Un contre exemple positif : la démarche de Jeff Bezos, PDG d’Amazon
Comment « ravir les clients Internet » ? Ce devrait être l’objectif prioritaire de toute entreprise qui utilise le Web. La démarche suivie par le PDG d’Amazon, Jeff Bezos, en est une excellente illustration.
Tous les mois, il passe une journée dans un centre d’appels, à dialoguer avec les clients comme un opérateur normal. Combien de dirigeants d’entreprises ont une démarche de ce type ?
Ce qui est encore plus passionnant, c’est la logique suivie : si un client appelle, c’est que... nous ne sommes pas bons ! Il suffit d’avoir passé un moment dans des centres d’appel pour avoir entendu des opérateurs employer des phrases du genre : « Ils sont nuls, ils n’ont rien compris, quelle plaie... » en parlant des... clients.

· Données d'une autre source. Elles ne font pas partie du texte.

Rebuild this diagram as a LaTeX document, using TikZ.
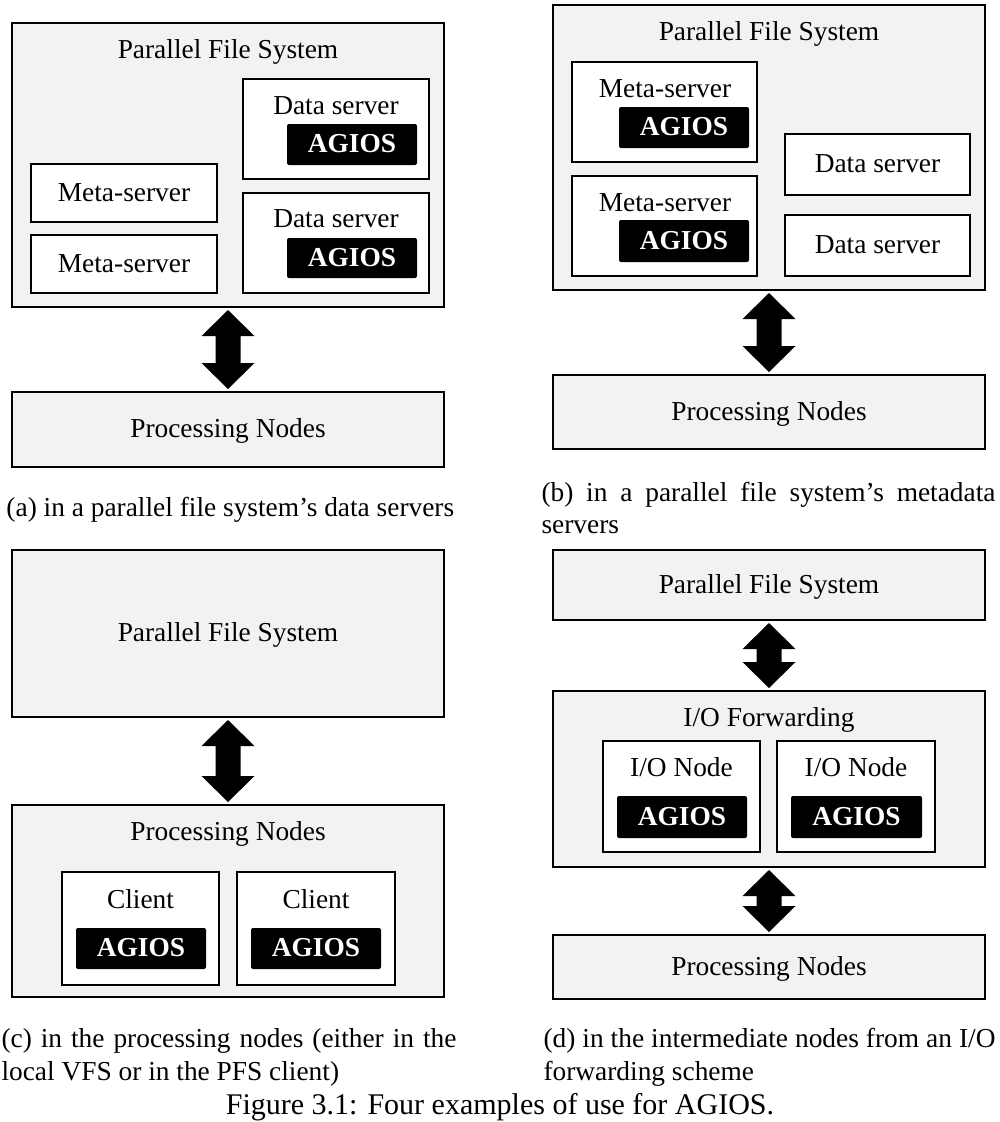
\documentclass[tikz,border=0pt]{standalone}
\usepackage{fontspec}
\setmainfont{Liberation Serif}
\usetikzlibrary{calc}
\definecolor{boxgray}{RGB}{242,242,242}
\newcommand\basefont{\fontsize{10.95}{13.2}\selectfont}
\tikzset{
  outerbox/.style={draw=black, fill=boxgray, line width=0.6pt},
  innerbox/.style={draw=black, fill=white, line width=0.6pt},
  agiosbox/.style={fill=black, text=white, font=\basefont\bfseries, rounded corners=0.8pt},
  txt/.style={inner sep=0pt, text height=0.655em, text depth=0pt},
  captxt/.style={inner sep=0pt, anchor=base west},
}
\newcommand\rbox[7]{\node[#2, inner sep=0pt, outer sep=0pt, text height=0.655em, text depth=0pt,
  anchor=north west, minimum width={(#5-#3)*0.4pt}, minimum height={(#6-#4)*0.4pt}] (#1) at (#3,#4) {#7};}
\newcommand\bigarrow[2]{\fill let \p1=(#1.south), \p2=(#2.north) in
  (\x1,\y1-1.2pt) -- (\x1+10.6pt,\y1-11.6pt) -- (\x1+5pt,\y1-11.6pt) -- (\x1+5pt,\y2+11.6pt)
  -- (\x1+10.6pt,\y2+11.6pt) -- (\x1,\y2+1.2pt) -- (\x1-10.6pt,\y2+11.6pt) -- (\x1-5pt,\y2+11.6pt)
  -- (\x1-5pt,\y1-11.6pt) -- (\x1-10.6pt,\y1-11.6pt) -- cycle;}
\begin{document}
\begin{tikzpicture}[x=0.4pt,y=-0.4pt,font=\basefont]
\useasboundingbox (0,0) rectangle (1000,1122);
% ---------- (a)
\rbox{pfsA}{outerbox}{12}{23}{444}{307}{}
\node[txt] (pfsAt) at (228,50) {Parallel File System};
\rbox{dsA1}{innerbox}{243}{79}{429}{179}{}
\node[txt] (dsA1t) at (336,106) {Data server};
\rbox{agA1}{agiosbox}{287}{124}{417}{165}{AGIOS}
\rbox{dsA2}{innerbox}{243}{193}{429}{293}{}
\node[txt] (dsA2t) at (336,219) {Data server};
\rbox{agA2}{agiosbox}{287}{238}{417}{278}{AGIOS}
\rbox{msA1}{innerbox}{31}{164}{217}{222}{Meta-server}
\rbox{msA2}{innerbox}{31}{235}{217}{293}{Meta-server}
\rbox{pnA}{outerbox}{12}{392}{444}{467}{Processing Nodes}
\bigarrow{pfsA}{pnA}
\node[captxt] (capA) at (6,516) {(a) in a parallel file system’s data servers};
% ---------- (b)
\rbox{pfsB}{outerbox}{553}{5}{985}{290}{}
\node[txt] (pfsBt) at (769,32) {Parallel File System};
\rbox{msB1}{innerbox}{572}{62}{757}{162}{}
\node[txt] (msB1t) at (665,89) {Meta-server};
\rbox{agB1}{agiosbox}{619}{107}{749}{148}{AGIOS}
\rbox{msB2}{innerbox}{572}{176}{757}{276}{}
\node[txt] (msB2t) at (665,203) {Meta-server};
\rbox{agB2}{agiosbox}{619}{220}{749}{262}{AGIOS}
\rbox{dsB1}{innerbox}{785}{134}{970}{195}{Data server}
\rbox{dsB2}{innerbox}{785}{215}{970}{276}{Data server}
\rbox{pnB}{outerbox}{553}{375}{985}{449}{Processing Nodes}
\bigarrow{pfsB}{pnB}
\node[captxt] (capB1) at (541,501) {\makebox[181.6pt][s]{(b) in a parallel file system’s metadata}};
\node[captxt] (capB2) at (541,533) {servers};
% ---------- (c)
\rbox{pfsC}{outerbox}{12}{550}{444}{717}{Parallel File System}
\rbox{pnC}{outerbox}{12}{805}{444}{997}{}
\node[txt] (pnCt) at (228,832) {Processing Nodes};
\rbox{clC1}{innerbox}{62}{872}{219}{985}{}
\node[txt] (clC1t) at (140.5,900) {Client};
\rbox{agC1}{agiosbox}{76}{928}{206}{969}{AGIOS}
\rbox{clC2}{innerbox}{237}{872}{395}{985}{}
\node[txt] (clC2t) at (316,900) {Client};
\rbox{agC2}{agiosbox}{251}{928}{381}{969}{AGIOS}
\bigarrow{pfsC}{pnC}
\node[captxt] (capC1) at (1,1047) {\makebox[182pt][s]{(c) in the processing nodes (either in the}};
\node[captxt] (capC2) at (1,1080) {local VFS or in the PFS client)};
% ---------- (d)
\rbox{pfsD}{outerbox}{553}{550}{985}{620}{Parallel File System}
\rbox{iofD}{outerbox}{553}{691}{985}{867}{}
\node[txt] (iofDt) at (769,718) {I/O Forwarding};
\rbox{ioD1}{innerbox}{603}{741}{760}{852}{}
\node[txt] (ioD1t) at (681.5,768) {I/O Node};
\rbox{agD1}{agiosbox}{617}{796}{747}{838}{AGIOS}
\rbox{ioD2}{innerbox}{777}{741}{935}{852}{}
\node[txt] (ioD2t) at (856,768) {I/O Node};
\rbox{agD2}{agiosbox}{791}{796}{922}{838}{AGIOS}
\rbox{pnD}{outerbox}{553}{935}{985}{999}{Processing Nodes}
\bigarrow{pfsD}{iofD}
\bigarrow{iofD}{pnD}
\node[captxt] (capD1) at (543,1047) {\makebox[180.8pt][s]{(d) in the intermediate nodes from an I/O}};
\node[captxt] (capD2) at (543,1080) {forwarding scheme};
% ---------- figure caption
\node[inner sep=0pt, anchor=base, font=\fontsize{12}{14.4}\selectfont] (figcap) at (500,1114) {Figure 3.1: Four examples of use for AGIOS.};
\end{tikzpicture}
\end{document}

La réponse de Jeff Bezos : analysons pourquoi cet appel a eu lieu, ce qui fait que le client a du appeler et changeons le processus pour qu’aucun nouvel appel de ce type ne se reproduise.
Connaissez-vous beaucoup de sites Web aussi agréables, aussi efficaces que ceux d’Amazon ? Moi, non.
Je suis persuadé que c’est à l’aide de dizaines, de centaines de petites modifications de processus qu’Amazon a obtenu cette fluidité, ce confort d’usage qui les rend aussi redoutables.
Résumé
Ce sont des dizaines de « petites erreurs » dans les processus qui créent de grandes catastrophes, ce que j’ai envie de nommer « l’effet papillon » des processus.
Combien de temps faudrait-il aux équipes informatiques de la FNAC ou de Motorola pour corriger ces erreurs ridicules de processus ? 15 jours ? 1 mois ? Combien faudra-t-il de clients perdus, insatisfaits pour que la décision soit prise ?
Je rencontre tous les jours des salariés motivés, pleins de bonne volonté, qui font leur maximum pour satisfaire leurs clients malgré les défauts, les absurdités des processus internes.
Les entreprises doivent comprendre que c’est par la fluidité et l’ergonomie de leurs processus clients externes qu’est jugée la qualité de leur SI.
Ecoutez vos clients, écoutez leurs remarques, ce sont les mieux placés pour vous aider à améliorer vos processus.